Govt Puts In New Filter To Weed Out Chinese Access To Indian Market


The Indian government on Thursday night made an important amendment in its public finance rule to scrutinize procurement of goods and services from bidders of countries that share a land border with India on the grounds of defence concerns and national security.

Aimed largely at adversarial neighbours, India’s punitive trade action exempt countries to which India extends lines of credit or provides development assistance.



Here are a few things about the notification you should know:

Which Countries Are At The Receiving End?

India shares a land border with seven countries, namely China, Nepal, Bhutan, Pakistan, Bangladesh and Myanmar. According to the Ministry of External Affairs website, India has extended credit to Bangladesh, Nepal and Myanmar. India is engaged in developmental works in Bhutan and has disbursed over ₹424 crores in loans and grants in FY21. These countries are exempted from the new order.

What The Notification Mandates

Companies from China will now have to register with a committee set up by the Department for Promotion and Industry and Internal Trade (DPIIT) before they can become eligible to bid for a government tender.


“As per the Order, any bidder from such countries sharing a land border with India will be eligible to bid in any procurement whether of goods, services (including consultancy services and non-consultancy services) or works (including turnkey projects) only if the bidder is registered with the competent authority,” the order said.

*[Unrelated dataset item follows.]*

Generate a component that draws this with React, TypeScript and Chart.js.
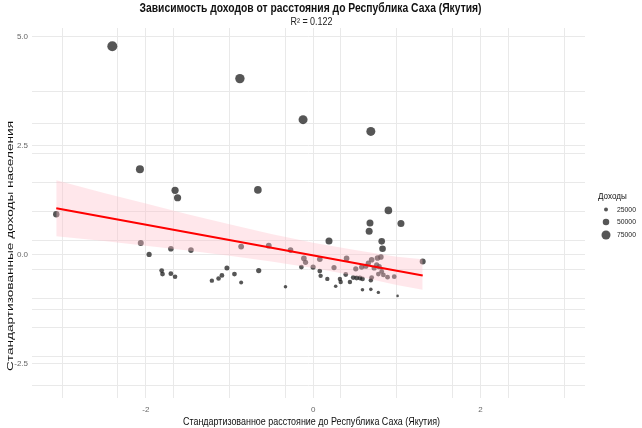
import React, { useEffect, useRef } from "react";
import { Chart, registerables } from "chart.js";

Chart.register(...registerables);

// ---- data ----
const distX = [
  -2.40, -0.875, -0.12, 0.69, -2.07, -1.65, -1.62, -0.66, 0.90, 1.05,
  0.68, 0.67, 0.82, 0.83, 0.19, -3.07, 1.31, -2.06, -1.96, -1.70,
  -1.46, -1.81, -1.80, -1.70, -1.65, -1.21, -1.13, -1.09, -1.03, -0.94,
  -0.86, -0.86, -0.65, -0.53, -0.27, -0.33, -0.11, -0.09, -0.14, 0.00,
  0.08, 0.08, 0.09, 0.17, 0.25, 0.27, 0.32, 0.33, 0.40, 0.39,
  0.44, 0.51, 0.48, 0.52, 0.56, 0.59, 0.58, 0.63, 0.70, 0.70,
  0.69, 0.59, 0.69, 0.78, 1.01, 0.76, 0.79, 0.81, 0.77, 0.82,
  0.78, 0.84, 0.89, 0.97, 0.66, 0.73,
];
const incomeY = [
  4.78, 4.04, 3.10, 2.83, 1.96, 1.48, 1.31, 1.49, 1.02, 0.72,
  0.73, 0.54, 0.31, 0.14, 0.32, 0.93, -0.15, 0.27, 0.01, 0.14,
  0.11, -0.36, -0.44, -0.43, -0.50, -0.59, -0.54, -0.47, -0.30, -0.44,
  -0.63, 0.19, -0.36, 0.21, 0.11, -0.73, -0.08, -0.17, -0.28, -0.28,
  -0.10, -0.37, -0.48, -0.55, -0.29, -0.72, -0.55, -0.62, -0.08, -0.45,
  -0.62, -0.32, -0.52, -0.53, -0.53, -0.55, -0.28, -0.26, -0.11, -0.52,
  -0.58, -0.80, -0.79, -0.86, -0.94, -0.23, -0.27, -0.05, -0.07, -0.38,
  -0.44, -0.46, -0.51, -0.50, -0.19, -0.30,
];
const incomeRub = [
  85000, 79000, 75000, 75000, 65000, 57000, 57000, 61000, 61000, 55000,
  55000, 55000, 51000, 51000, 55000, 49000, 45000, 45000, 37000, 41000,
  41000, 33000, 33000, 33000, 31000, 29000, 31000, 33000, 35000, 33000,
  25000, 43000, 37000, 43000, 41000, 21000, 41000, 37000, 33000, 37000,
  41000, 33000, 29000, 29000, 37000, 21000, 29000, 29000, 41000, 33000,
  29000, 37000, 33000, 33000, 33000, 33000, 37000, 37000, 41000, 33000,
  29000, 21000, 21000, 19000, 11000, 37000, 37000, 41000, 41000, 33000,
  33000, 33000, 33000, 33000, 37000, 37000,
];

const fitX = [-3.07, 1.31];
const fitY = [1.07, -0.47];
const bandX = [-3.07, -2.5, -2, -1.5, -1, -0.5, 0, 0.5, 1, 1.31];
const bandUpper = [1.71, 1.42, 1.18, 0.93, 0.70, 0.48, 0.28, 0.11, -0.04, -0.10];
const bandLower = [0.43, 0.32, 0.21, 0.10, -0.02, -0.15, -0.30, -0.48, -0.69, -0.80];

const xGridValues = [-3, -2.333, -2, -1.667, -1, -0.333, 0, 0.333, 1, 1.667, 2, 2.333, 3];
const xTickValues = [-2, 0, 2];
const xTickLabels = ["-2", "0", "2"];
const yGridValues = [5, 3.75, 3, 2.5, 2.333, 1.667, 1, 0.333, 0, -0.333, -1, -1.25, -1.667, -2.333, -2.5, -3];
const yTickValues = [5, 2.5, 0, -2.5];
const yTickLabels = ["5.0", "2.5", "0.0", "-2.5"];

const legendValues = [25000, 50000, 75000];
const legendLabels = ["25000", "50000", "75000"];

const titleText = "Зависимость доходов от расстояния до Республика Саха (Якутия)";
const subtitleText = "R² = 0.122";
const xTitleText = "Стандартизованное расстояние до Республика Саха (Якутия)";
const yTitleText = "Стандартизованные доходы населения";
const legendTitleText = "Доходы";

const FONT = "'Liberation Sans', Arial, Helvetica, sans-serif";
const radiusFor = (v: number) => 0.75 + v * 0.00005;

function labelFor(values: number[], labels: string[], v: number) {
  for (let i = 0; i < values.length; i++) {
    if (Math.abs(values[i] - v) < 1e-6) return labels[i];
  }
  return "";
}

function drawText(
  ctx: CanvasRenderingContext2D,
  text: string,
  x: number,
  y: number,
  font: string,
  color: string,
  opts: { target?: number; sx?: number; align?: CanvasTextAlign; rot?: number }
) {
  ctx.save();
  ctx.font = font;
  ctx.fillStyle = color;
  ctx.textBaseline = "middle";
  ctx.textAlign = opts.align || "center";
  const w = ctx.measureText(text).width;
  const sx = opts.target ? opts.target / w : opts.sx || 1;
  ctx.translate(x, y);
  if (opts.rot) ctx.rotate(opts.rot);
  ctx.scale(sx, 1);
  ctx.fillText(text, 0, 0);
  ctx.restore();
}

const textPlugin = {
  id: "textPlugin",
  afterDraw(chart: any) {
    const ctx: CanvasRenderingContext2D = chart.ctx;
    const area = chart.chartArea;
    const cx = (area.left + area.right) / 2 + 2;
    drawText(ctx, titleText, cx, 8.5, `bold 12px ${FONT}`, "#111", { target: 342 });
    drawText(ctx, subtitleText, cx + 1, 22, `10px ${FONT}`, "#222", { target: 42 });
    drawText(ctx, xTitleText, cx + 1, 422, `10.5px ${FONT}`, "#111", { target: 257 });
    drawText(ctx, yTitleText, 10, 246, `9.5px ${FONT}`, "#111", { target: 250, rot: -Math.PI / 2 });

    // size legend
    const lx = area.right + 13;
    drawText(ctx, legendTitleText, lx, 196, `9.5px ${FONT}`, "#111", { sx: 0.85, align: "left" });
    const rows = [209.5, 222, 235];
    legendValues.forEach((v, i) => {
      ctx.save();
      ctx.beginPath();
      ctx.arc(area.right + 21, rows[i], radiusFor(v), 0, Math.PI * 2);
      ctx.fillStyle = "rgba(30,30,30,0.75)";
      ctx.fill();
      ctx.restore();
      drawText(ctx, legendLabels[i], area.right + 32, rows[i], `8px ${FONT}`, "#222", { sx: 0.85, align: "left" });
    });
  },
};

export default function App() {
  const ref = useRef<HTMLCanvasElement | null>(null);

  useEffect(() => {
    if (!ref.current) return;
    const points = distX.map((x, i) => ({ x, y: incomeY[i] }));
    const chart = new Chart(ref.current, {
      type: "scatter",
      data: {
        datasets: [
          {
            type: "scatter",
            label: "points",
            data: points,
            pointRadius: incomeRub.map(radiusFor),
            pointHoverRadius: incomeRub.map(radiusFor),
            backgroundColor: "rgba(30,30,30,0.75)",
            borderWidth: 0,
            borderColor: "rgba(0,0,0,0)",
            order: 3,
          } as any,
          {
            type: "line",
            label: "upper",
            data: bandX.map((x, i) => ({ x, y: bandUpper[i] })),
            borderColor: "rgba(0,0,0,0)",
            borderWidth: 0,
            pointRadius: 0,
            fill: "+1",
            backgroundColor: "rgba(255,192,203,0.38)",
            tension: 0,
            order: 2,
          } as any,
          {
            type: "line",
            label: "lower",
            data: bandX.map((x, i) => ({ x, y: bandLower[i] })),
            borderColor: "rgba(0,0,0,0)",
            borderWidth: 0,
            pointRadius: 0,
            fill: false,
            tension: 0,
            order: 2,
          } as any,
          {
            type: "line",
            label: "fit",
            data: fitX.map((x, i) => ({ x, y: fitY[i] })),
            borderColor: "#ff0000",
            borderWidth: 2,
            pointRadius: 0,
            fill: false,
            order: 1,
          } as any,
        ],
      },
      options: {
        animation: false,
        responsive: false,
        devicePixelRatio: 1,
        layout: { padding: { top: 28, right: 57, left: 0, bottom: 0 } },
        plugins: {
          legend: { display: false },
          tooltip: { enabled: false },
          title: { display: false },
        },
        scales: {
          x: {
            type: "linear",
            min: -3.36,
            max: 3.25,
            afterBuildTicks: (s: any) => {
              s.ticks = xGridValues.map((v) => ({ value: v }));
            },
            afterFit: (s: any) => {
              s.height = 30;
            },
            ticks: {
              autoSkip: false,
              maxRotation: 0,
              padding: 7,
              color: "#666",
              font: { family: FONT, size: 8 },
              callback: (v: any) => labelFor(xTickValues, xTickLabels, Number(v)),
            },
            grid: { color: "#e9e9e9", lineWidth: 1, drawTicks: false },
            border: { display: false },
          },
          y: {
            type: "linear",
            min: -3.28,
            max: 5.2,
            afterBuildTicks: (s: any) => {
              s.ticks = yGridValues.map((v) => ({ value: v }));
            },
            afterFit: (s: any) => {
              s.width = 32;
            },
            ticks: {
              autoSkip: false,
              padding: 4,
              color: "#666",
              font: { family: FONT, size: 8 },
              callback: (v: any) => labelFor(yTickValues, yTickLabels, Number(v)),
            },
            grid: { color: "#e9e9e9", lineWidth: 1, drawTicks: false },
            border: { display: false },
          },
        },
      } as any,
      plugins: [textPlugin],
    });
    return () => chart.destroy();
  }, []);

  return (
    <div style={{ position: "absolute", left: 0, top: 0, width: 642, height: 428, background: "#fff" }}>
      <canvas ref={ref} width={642} height={428} style={{ display: "block", width: 642, height: 428 }} />
    </div>
  );
}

Political and security clearance from the Ministries of External and Home Affairs will be mandatory to get the registration certificate.

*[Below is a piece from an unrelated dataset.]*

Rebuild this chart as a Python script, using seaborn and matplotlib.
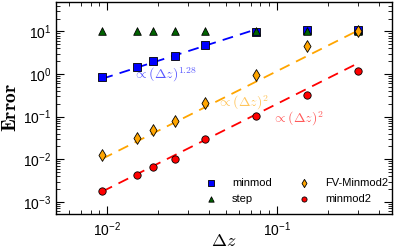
import numpy as np
import pandas as pd
import matplotlib
matplotlib.use("Agg")
import matplotlib.pyplot as plt
import seaborn as sns

# grid spacing
dz = [0.009375, 0.015, 0.01875, 0.025, 0.0375, 0.075, 0.15, 0.3]

# errors
err_minmod = [0.85, 1.48, 1.97, 2.6, 4.7, 9.5, 10.7, 10.7]
err_step = [10.4, 10.4, 10.4, 10.4, 10.4, 10.4, 10.4, 10.4]
err_fv_minmod2 = [0.0128, 0.0315, 0.049, 0.081, 0.204, 0.95, 4.45, 10.5]
err_minmod2 = [0.00175, 0.0043, 0.0064, 0.0100, 0.030, 0.101, 0.33, 1.15]

sns.set_style("ticks", {"axes.edgecolor": "black", "xtick.color": "black",
                        "ytick.color": "black", "text.color": "black",
                        "axes.labelcolor": "black"})
plt.rcParams["font.family"] = ["Liberation Sans", "DejaVu Sans"]
plt.rcParams["mathtext.fontset"] = "cm"

fig, ax = plt.subplots(figsize=(3.97, 2.52), dpi=100)
fig.subplots_adjust(left=0.141, right=0.987, bottom=0.151, top=0.992)

dz_arr = np.array(dz)
dash = (0, (6, 4))

# reference slopes
x1 = dz_arr[:6]
c1 = np.mean(np.log10(err_minmod[:6]) - 1.28 * np.log10(x1))
sns.lineplot(x=x1, y=10 ** c1 * x1 ** 1.28, ax=ax, color="blue", lw=1.3,
             linestyle=dash, zorder=1)
sns.lineplot(x=dz_arr, y=err_fv_minmod2[-1] * (dz_arr / dz_arr[-1]) ** 2, ax=ax,
             color="orange", lw=1.3, linestyle=dash, zorder=1)
sns.lineplot(x=dz_arr, y=err_minmod2[0] * (dz_arr / dz_arr[0]) ** 2, ax=ax,
             color="red", lw=1.3, linestyle=dash, zorder=1)

kw = dict(ax=ax, edgecolor="black", linewidth=0.6, zorder=3)
sns.scatterplot(x=dz, y=err_minmod, marker="s", s=32, color="blue", label="minmod", **kw)
sns.scatterplot(x=dz, y=err_step, marker="^", s=30, color="darkgreen", label="step", **kw)
sns.scatterplot(x=dz, y=err_fv_minmod2, marker="d", s=36, color="orange", label="FV-Minmod2", **kw)
sns.scatterplot(x=dz, y=err_minmod2, marker="o", s=28, color="red", label="minmod2", **kw)

ax.set_xscale("log")
ax.set_yscale("log")
ax.set_xlim(0.005, 0.475)
ax.set_ylim(5.2e-4, 49)

ax.text(0.0143, 0.95, r"$\propto(\Delta z)^{1.28}$", color="blue", alpha=0.65, fontsize=10,
        va="center")
ax.text(0.0446, 0.213, r"$\propto(\Delta z)^{2}$", color="orange", alpha=0.65, fontsize=10,
        va="center")
ax.text(0.0935, 0.09, r"$\propto(\Delta z)^{2}$", color="red", alpha=0.65, fontsize=10,
        va="center")

ax.set_xlabel(r"$\Delta z$", fontsize=13)
ax.xaxis.set_label_coords(0.5, -0.09)
ax.set_ylabel(r"$\mathbf{Error}$", fontsize=14, labelpad=2)

ax.tick_params(which="both", direction="in", top=True, right=True, labelsize=10)
ax.tick_params(axis="x", which="both", pad=5)
ax.tick_params(axis="y", which="both", pad=3.5)
ax.tick_params(which="major", length=6, width=0.8)
ax.tick_params(which="minor", length=3, width=0.6)
for s in ax.spines.values():
    s.set_linewidth(1.0)

ax.legend(ncol=2, loc="lower right", bbox_to_anchor=(1.006, 0.02), frameon=False,
          fontsize=8, columnspacing=1.9, handletextpad=0.9, labelspacing=0.55,
          borderaxespad=0.1, markerscale=0.7)

fig.savefig("out.png", dpi=100)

Applicable To All States, All Govt Bodies

Apart from attached ministries and departments, and subordinate bodies, this new order will be applicable to all autonomous bodies, public sector banks and financial institutions, central public sector enterprises, public-private partnerships receiving financial support from the government or public sector undertakings, union territories and National Capital Territory (NCT) of Delhi.

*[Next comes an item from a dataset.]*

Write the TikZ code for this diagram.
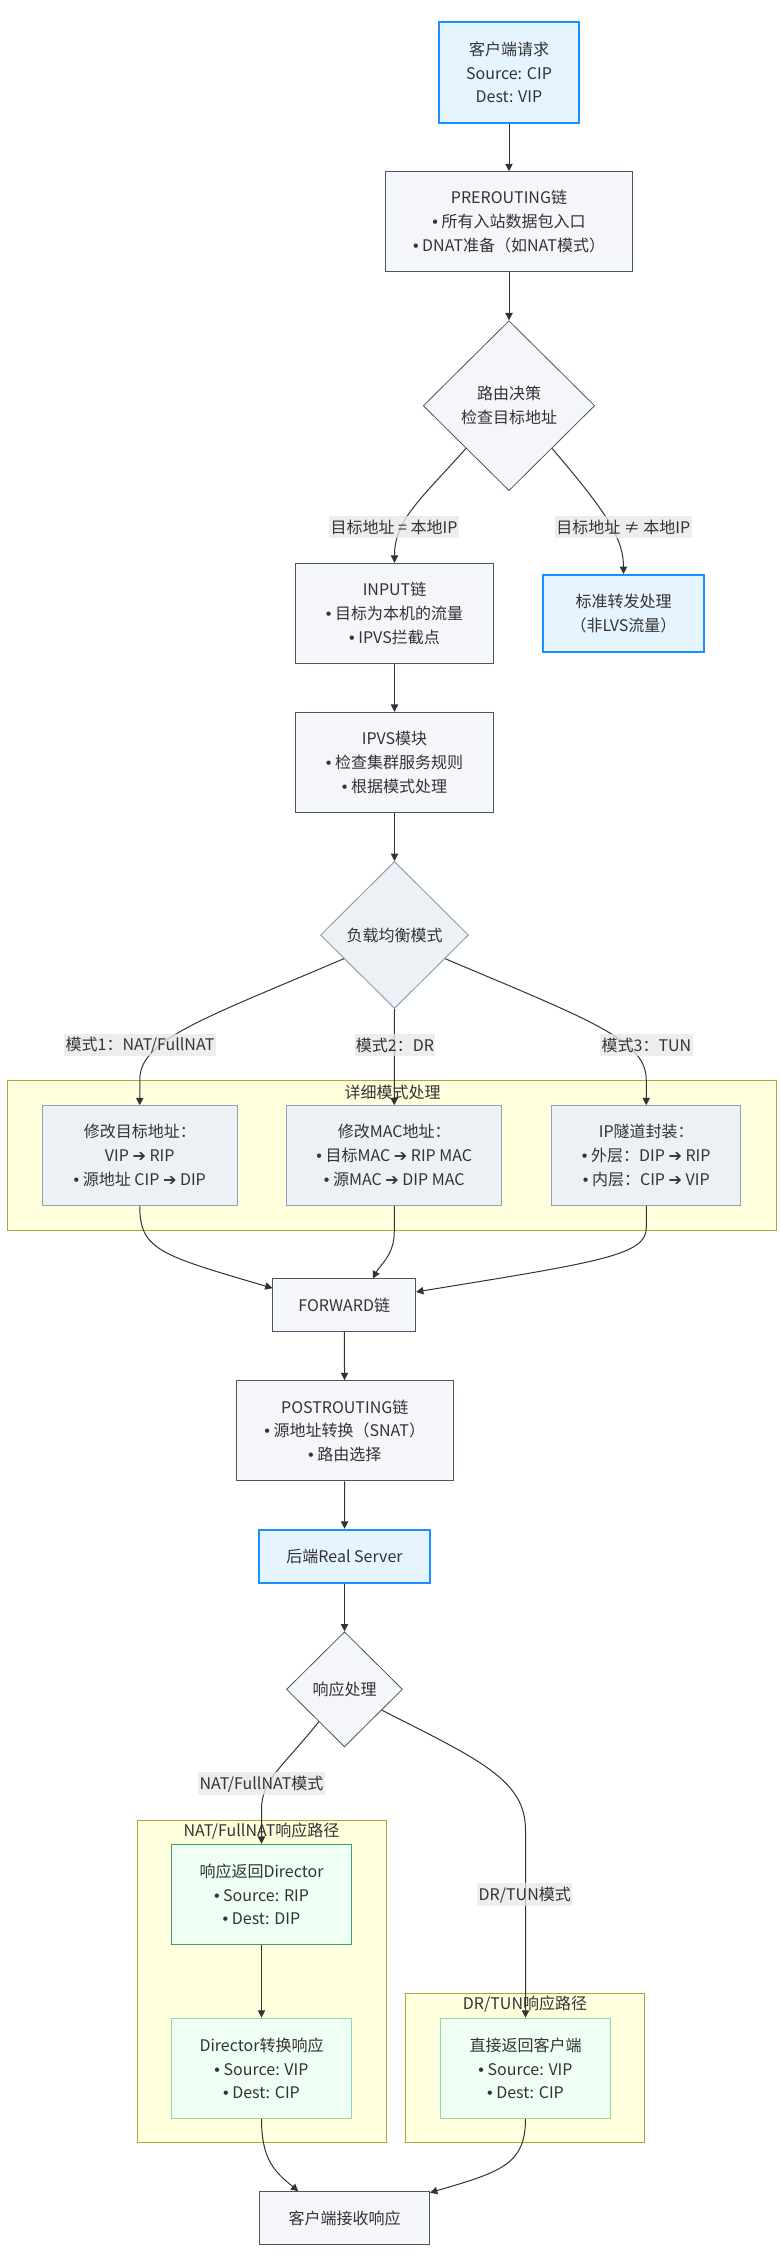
\documentclass[tikz,border=0pt]{standalone}
\usepackage{fontspec}
\setmainfont{Noto Sans CJK SC}
\newfontfamily\dvfont{DejaVu Sans}
\newfontfamily\lsfont{Liberation Sans}
\usetikzlibrary{shapes.geometric,arrows.meta,calc}
\newcommand{\rarr}{{\dvfont ➔}}
\newcommand{\bul}{{\lsfont •}}
\definecolor{txt}{HTML}{333333}
\definecolor{grayfill}{HTML}{F4F6F9}
\definecolor{grayline}{HTML}{4A5568}
\definecolor{modefill}{HTML}{ECF1F6}
\definecolor{modeline}{HTML}{8FA1B9}
\definecolor{bluefill}{HTML}{E6F4FF}
\definecolor{blueline}{HTML}{1890FF}
\definecolor{greenfill}{HTML}{F0FFF4}
\definecolor{greenline}{HTML}{38A169}
\definecolor{greenlinetwo}{HTML}{8FD6A8}
\definecolor{clusterfill}{HTML}{FFFFDE}
\definecolor{clusterline}{HTML}{AAAA33}
\definecolor{lblbg}{HTML}{E8E8E8}
\definecolor{edgecol}{HTML}{333333}
\tikzset{
  base/.style={font=\fontsize{12}{17.8}\selectfont, text=txt, align=center, inner sep=0pt},
  graybox/.style={base, rectangle, draw=grayline, fill=grayfill, line width=0.75pt},
  bluebox/.style={base, rectangle, draw=blueline, fill=bluefill, line width=1.5pt},
  modebox/.style={base, rectangle, draw=modeline, fill=modefill, line width=0.75pt},
  greenbox/.style={base, rectangle, draw=greenline, fill=greenfill, line width=0.75pt},
  greenboxtwo/.style={base, rectangle, draw=greenlinetwo, fill=greenfill, line width=1pt},
  decision/.style={base, diamond, aspect=1, draw=grayline, fill=grayfill, line width=0.6pt},
  decisionmode/.style={base, diamond, aspect=1, draw=modeline, fill=modefill, line width=0.75pt},
  elabel/.style={base, fill=lblbg, fill opacity=0.75, text opacity=1, inner xsep=1pt, minimum height=17pt},
  clusterbox/.style={draw=clusterline, fill=clusterfill, line width=0.75pt},
  ctitle/.style={base},
  edge/.style={draw=edgecol, line width=0.75pt, -{Triangle[length=5.5pt,width=5.5pt]}}
}
\begin{document}
\begin{tikzpicture}[x={(0.75pt,0)}, y={(0,-0.75pt)}]
\useasboundingbox (0,0) rectangle (779,2267);
\fill[white] (0,0) rectangle (779,2267);

% clusters
\draw[clusterbox] (7.5,1080.7) rectangle (776,1230);
\draw[clusterbox] (137,1820) rectangle (386,2142.3);
\draw[clusterbox] (405.5,1993.7) rectangle (644.5,2142.3);
\node[ctitle] (t1) at (392.5,1092.3) {详细模式处理};
\node[ctitle] (t2) at (261.5,1831) {NAT/FullNAT响应路径};
\node[ctitle] (t3) at (525,2004.3) {DR/TUN响应路径};

% nodes
\node[bluebox, minimum width=104.6pt, minimum height=75.3pt] (A) at (509,72.5) {客户端请求\\Source: CIP\\Dest: VIP};
\node[graybox, minimum width=185.3pt, minimum height=74.7pt] (B) at (509,221.5) {PREROUTING链\\\bul{} 所有入站数据包入口\\\bul{} DNAT准备（如NAT模式）};
\node[decision, minimum width=128.6pt, minimum height=127.5pt] (C) at (509,405.7) {路由决策\\检查目标地址};
\node[graybox, minimum width=148.5pt, minimum height=75pt] (D) at (394.5,613.3) {INPUT链\\\bul{} 目标为本机的流量\\\bul{} IPVS拦截点};
\node[bluebox, minimum width=120.8pt, minimum height=57.5pt] (E) at (623.5,613.3) {标准转发处理\\（非LVS流量）};
\node[graybox, minimum width=148.5pt, minimum height=75pt] (F) at (394.5,762.3) {IPVS模块\\\bul{} 检查集群服务规则\\\bul{} 根据模式处理};
\node[decisionmode, minimum width=111pt, minimum height=110.3pt] (G) at (394.5,935) {负载均衡模式};
\node[modebox, minimum width=145.9pt, minimum height=74.7pt] (H1) at (139.75,1155.5) {修改目标地址：\\VIP \rarr{} RIP\\\bul{} 源地址 CIP \rarr{} DIP};
\node[modebox, minimum width=161.6pt, minimum height=74.7pt] (H2) at (394.25,1155.5) {修改MAC地址：\\\bul{} 目标MAC \rarr{} RIP MAC\\\bul{} 源MAC \rarr{} DIP MAC};
\node[modebox, minimum width=142.1pt, minimum height=74.7pt] (H3) at (646.25,1155.5) {IP隧道封装：\\\bul{} 外层：DIP \rarr{} RIP\\\bul{} 内层：CIP \rarr{} VIP};
\node[graybox, minimum width=106.9pt, minimum height=39.5pt] (I) at (344.25,1305.3) {FORWARD链};
\node[graybox, minimum width=163.1pt, minimum height=75.2pt] (J) at (344.75,1430.8) {POSTROUTING链\\\bul{} 源地址转换（SNAT）\\\bul{} 路由选择};
\node[bluebox, minimum width=128.3pt, minimum height=40.2pt] (K) at (344.5,1556.5) {后端Real Server};
\node[decision, minimum width=87pt, minimum height=86.3pt] (L) at (344.5,1689.3) {响应处理};
\node[greenbox, minimum width=135pt, minimum height=75pt] (M1) at (261.5,1894.3) {响应返回Director\\\bul{} Source: RIP\\\bul{} Dest: DIP};
\node[greenboxtwo, minimum width=135pt, minimum height=75pt] (M2) at (261.5,2068.3) {Director转换响应\\\bul{} Source: VIP\\\bul{} Dest: CIP};
\node[greenboxtwo, minimum width=127.5pt, minimum height=75pt] (M3) at (525.5,2068.3) {直接返回客户端\\\bul{} Source: VIP\\\bul{} Dest: CIP};
\node[graybox, minimum width=127.5pt, minimum height=39.5pt] (N) at (344.5,2218) {客户端接收响应};

% edges
\draw[edge] (A) -- (B);
\draw[edge] (B) -- (C);
\draw[edge] (C.south west) .. controls (420,500) and (394.5,520) .. (D.north);
\draw[edge] (C.south east) .. controls (600,505) and (623.5,535) .. (E.north);
\draw[edge] (D) -- (F);
\draw[edge] (F) -- (G);
\draw[edge] ($(G.west)!0.32!(G.south)$) .. controls (200,1020) and (139.75,1040) .. (139.75,1080) -- (H1.north);
\draw[edge] (G.south) -- (H2.north);
\draw[edge] ($(G.east)!0.32!(G.south)$) .. controls (590,1020) and (646.25,1040) .. (646.25,1080) -- (H3.north);
\draw[edge] (H1.south) .. controls (139.75,1250) and (160,1255) .. ($(I.north west)!0.18!(I.south west)$);
\draw[edge] (H2.south) -- (394.25,1232) .. controls (394.25,1255) and (380,1265) .. ($(I.north west)!0.7!(I.north east)$);
\draw[edge] (H3.south) -- (646.25,1228) .. controls (646.25,1255) and (600,1262) .. ($(I.north east)!0.25!(I.south east)$);
\draw[edge] (I) -- (J);
\draw[edge] (J) -- (K);
\draw[edge] (K) -- (L);
\draw[edge] ($(L.west)!0.56!(L.south)$) .. controls (280,1770) and (261.5,1780) .. (261.5,1810) -- (M1.north);
\draw[edge] ($(L.east)!0.36!(L.south)$) .. controls (480,1760) and (525.5,1780) .. (525.5,1830) -- (M3.north);
\draw[edge] (M1) -- (M2);
\draw[edge] (M2.south) .. controls (261.5,2160) and (275,2172) .. ($(N.north west)!0.23!(N.north east)$);
\draw[edge] (M3.south) .. controls (525.5,2165) and (500,2172) .. ($(N.north east)+(0,1.5)$);

% edge labels
\node[elabel] (l1) at (394,527) {目标地址 = 本地IP};
\node[elabel] (l2) at (623.25,527) {目标地址 ≠ 本地IP};
\node[elabel] (l3) at (140,1045) {模式1：NAT/FullNAT};
\node[elabel] (l4) at (395,1045) {模式2：DR};
\node[elabel] (l5) at (646.5,1045) {模式3：TUN};
\node[elabel] (l6) at (261.5,1783.7) {NAT/FullNAT模式};
\node[elabel] (l7) at (524.75,1894.7) {DR/TUN模式};
\end{tikzpicture}
\end{document}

The notification mandates that the Registration Committee under DPIIT shall be headed by an officer, not below the rank of joint secretary and will have officials from MHA, MEA and other concerned departments as members.

Against WTO guidelines?

Legal experts deny that India’s policy is against the WTO guidelines.”India has not acceded to the Plurilateral Agreement on Government Procurement (‘GPA’) and is only an observer. As such, the amendment in their General Financial Rules 2017 is not falling afoul of their WTO commitments especially considering that such changes have been made for reasons of national security,” says Dinesh Agrawal, Executive Director of law firm Khaitan & Co.